Monday, February 4, 2013

Yellow Jacket Hive

So, my mother hasn't been the only one busy at her place of residence. So were her uninvited guests. The Bees! While having dinner with my brother last week, she asked him to check out a crack in the sheet rock she had noticed in the ceiling of her laundry room. After poking around, the cracks turned out to be a few small holes where my brother peered in and saw a hornets nest. Today, Bill and Ford had to cut back the whole sheet rock wall to get at this yellow jacket hive that had been built. The bee's had come in a small opening on the front of the house. Thankfully, because it's winter, the hive was empty except for a few dead bee's scattered here and there. The yellow jacket hotel we thus named it had 11 floors and in spite of the creepy fact, having a hive in your house and merely inches away from Mom's head where she would stand to do her laundry. The work these bee's did on this hotel hive is actually quite beautiful and intricate. Still...another reminder that I'm allergic and need to get my epipen renewed!

1 comment:

Susan S said...

Hello Pamme,

...the hive's not really empty if it’s a healthy hive. There are one or more queens in it, waiting for spring. At the right temp, they'll emerge and scout for a suitable site for a new ground nest. At least that’s how it works for normal outdoor underground nests. Did that nest in the laundry room have some hibernating queens in a indoor place, where the temp is obviously above-normal all winter for an hive? Good question.
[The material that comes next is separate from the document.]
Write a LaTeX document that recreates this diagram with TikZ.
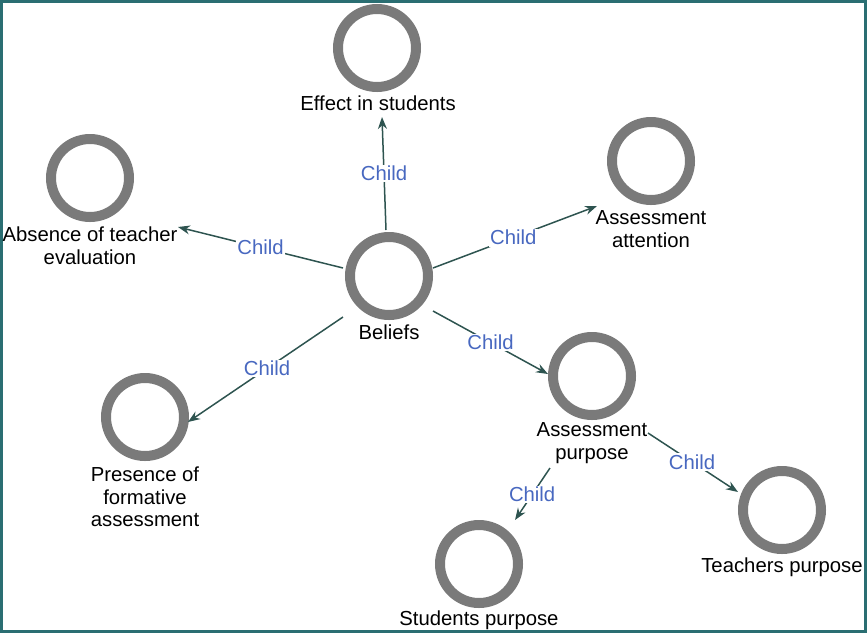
\documentclass[tikz,border=0pt]{standalone}
\usepackage{fontspec}
\setmainfont{Liberation Sans}
\usetikzlibrary{arrows.meta,calc}
\definecolor{frame}{RGB}{42,110,114}
\definecolor{ring}{RGB}{122,122,122}
\definecolor{edgec}{RGB}{46,84,80}
\definecolor{childc}{RGB}{72,104,192}
\begin{document}
\begin{tikzpicture}[x=1pt,y=-1pt,
  ent/.style={circle,draw=ring,line width=10pt,minimum size=78pt,inner sep=0pt},
  lbl/.style={align=center,font=\fontsize{20.3}{22.5}\selectfont,inner sep=0pt,text=black},
  rel/.style={draw=edgec,line width=1.5pt,-{Stealth[length=12pt,width=9pt]}},
  chl/.style={fill=white,inner sep=1.5pt,text=childc,font=\fontsize{20.3}{22.5}\selectfont}]
\useasboundingbox (0,0) rectangle (867,633);
\draw[frame,line width=3pt] (1.5,1.5) rectangle (865.5,631.5);
% entities
\node[ent] (bel) at (389,276) {};
\node[ent] (eff) at (377,48) {};
\node[ent] (abs) at (90,178) {};
\node[ent] (att) at (651,161) {};
\node[ent] (pur) at (592,376) {};
\node[ent] (pre) at (145,417) {};
\node[ent] (stu) at (479,564) {};
\node[ent] (tea) at (782,510) {};
% labels
\node[lbl] (bellbl) at (389,332) {Beliefs};
\node[lbl] (efflbl) at (378,103) {Effect in students};
\node[lbl] (abslbl) at (90,245.5) {Absence of teacher\\evaluation};
\node[lbl] (attlbl) at (651,229) {Assessment\\attention};
\node[lbl] (purlbl) at (592,443) {Assessment\\purpose};
\node[lbl] (prelbl) at (145,497) {Presence of\\formative\\assessment};
\node[lbl] (stulbl) at (479,620) {Students purpose};
\node[lbl] (tealbl) at (782,567) {Teachers purpose};
% connectors
\draw[rel] ($(bel)+(-3,-46)$) -- node[chl,pos=0.5] {Child} ($(efflbl)+(4,14)$);
\draw[rel] ($(bel)+(-46,-8)$) -- node[chl,pos=0.5] {Child} ($(abslbl)+(88,-18.5)$);
\draw[rel] ($(bel)+(44,-8)$) -- node[chl,pos=0.49] {Child} ($(attlbl)+(-54,-23)$);
\draw[rel] ($(bel)+(44,35)$) -- node[chl,pos=0.5] {Child} ($(pur)+(-44,-2)$);
\draw[rel] ($(bel)+(-46,41)$) -- node[chl,pos=0.49] {Child} ($(pre)+(43,5)$);
\draw[rel] ($(purlbl)+(56,-10)$) -- node[chl,pos=0.49] {Child} ($(tea)+(-44,-18)$);
\draw[rel] ($(purlbl)+(-42,25)$) -- node[chl,pos=0.51] {Child} ($(stu)+(36,-44)$);
\end{tikzpicture}
\end{document}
I once encountered two huge yellow jacket-like insects, each more than an inch long, buzzing at the windows of the upstairs bedroom in my Virginia suburban house in March. I figured they’d come out of an inexpertly finished closet that a relative had added to the room. A closet where the sheetrock didn’t fit concisely, exposing entry to the under-roof space. Both seemed desperate to get out, so I let them out. Never happened again.

Yellowjackets give a painful sting, but they are also flower pollinators. I usually put a small cage around the ground nests when I discover them in the summer. Keep your distance from the cage and you’re safe from attack. I once ran over a ground nest with a motorized lawn mower and got attacked, but that’s another story.